The Nigeria Employers’ Consultative Association (NECA) has raised a strong alarm against the federal government’s “Buy Made in Nigeria Policy.” The policy, according to NECA, directly violates the protocols of the Africa Continental Free Trade Agreement (AfCFTA), which Nigeria is a signatory to.
The Director General of NECA, Adewale Oyerinde, made this disclosure on Monday in Lagos during a press conference to announce the 2025 NECA Annual Nigeria Employers Summit. The Summit, themed “Enabling Sustainable Enterprise in a Transitioning Economy: Aligning Fiscal, Trade, and Regulatory Reforms for Inclusive Development”, is scheduled to take place from June 25 to 26 in Abuja.
Some months back, President Bola Ahmed Tinubu approved the Renewed Hope “Buy Made in Nigeria Policy”, which makes it mandatory for federal ministries, departments, and agencies to prioritize Nigerian products and services in their spending. The Minister of Information and National Orientation, Mohammed Idris, made this policy announcement after a meeting of the Federal Executive Council in Aso Rock, Abuja.
Adewale Oyerinde insisted that this policy will affect both businesses and consumers. According to him, it will undermine the purchasing power of ordinary Nigerians, adding that many consumers will opt for cheaper, imported products if the policy is implemented without addressing key issues affecting the competitiveness of Nigerian businesses.
He explained, “By that policy, the government is directly violating the protocols of AfCFTA. If a box of chocolates made in Switzerland sells for N3 while a similar box made in Nigeria sells for N5, which do you think a consumer will buy? Naturally, the person will buy the cheaper one. So, while we promote buying Nigerian products, we need to create the conditions for Nigerian businesses to produce at a competitive price.”
He further explained that this will require addressing structural issues such as poor power supply, weak infrastructure, and unfavorable regulations — all of which raise the cost of production in the country. Without addressing these, consumers will continue to opt for cheaper, imported products, regardless of policy directives.
Oyerinde called for policy alignment across sectors to enable businesses to grow and compete effectively. “We need all these policies, irrespective of which agency is driving them, to be aligned and connected in a way that benefits the private sector and grows the Nigerian economy at the rate the government wants it to grow.”
He explained that this policy inconsistency makes it hard for businesses to plan and for the private sector to have confidence in policy direction. According to him, “What we are now pushing for is the need to align all the policies and get a definitive consensus from the private sector.
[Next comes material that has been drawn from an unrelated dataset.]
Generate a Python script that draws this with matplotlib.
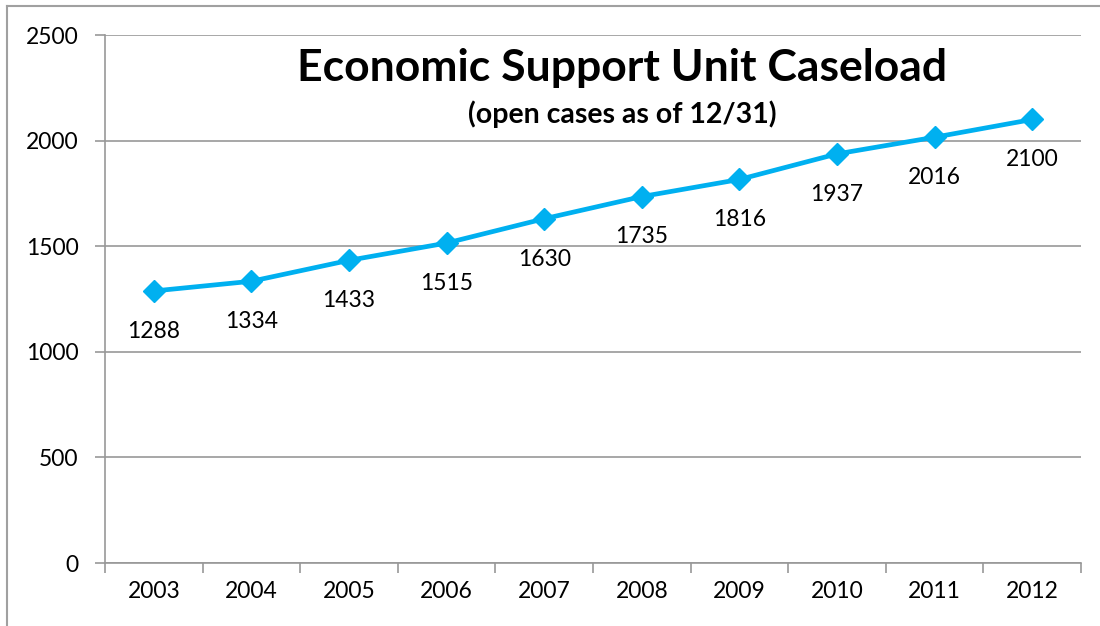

The private sector needs to be involved; our voice needs to be heard.”
He explained that the 2025 Summit aims to bring clarity to these policy issues and align the perspectives of businesses and regulators. “We will create a platform for businesses to express their concerns and for the government to explain its plans. Without this dialogue, policy implementation will be challenging.”
Earlier, the Summit Planning Committee Chairperson, Victoria Uwadoka, reiterated the importance of policy reforms in strengthening businesses and growing the Nigerian economy. She explained that the federal government’s policy initiatives were yielding results and that this progress must be sustained through collaboration with stakeholders.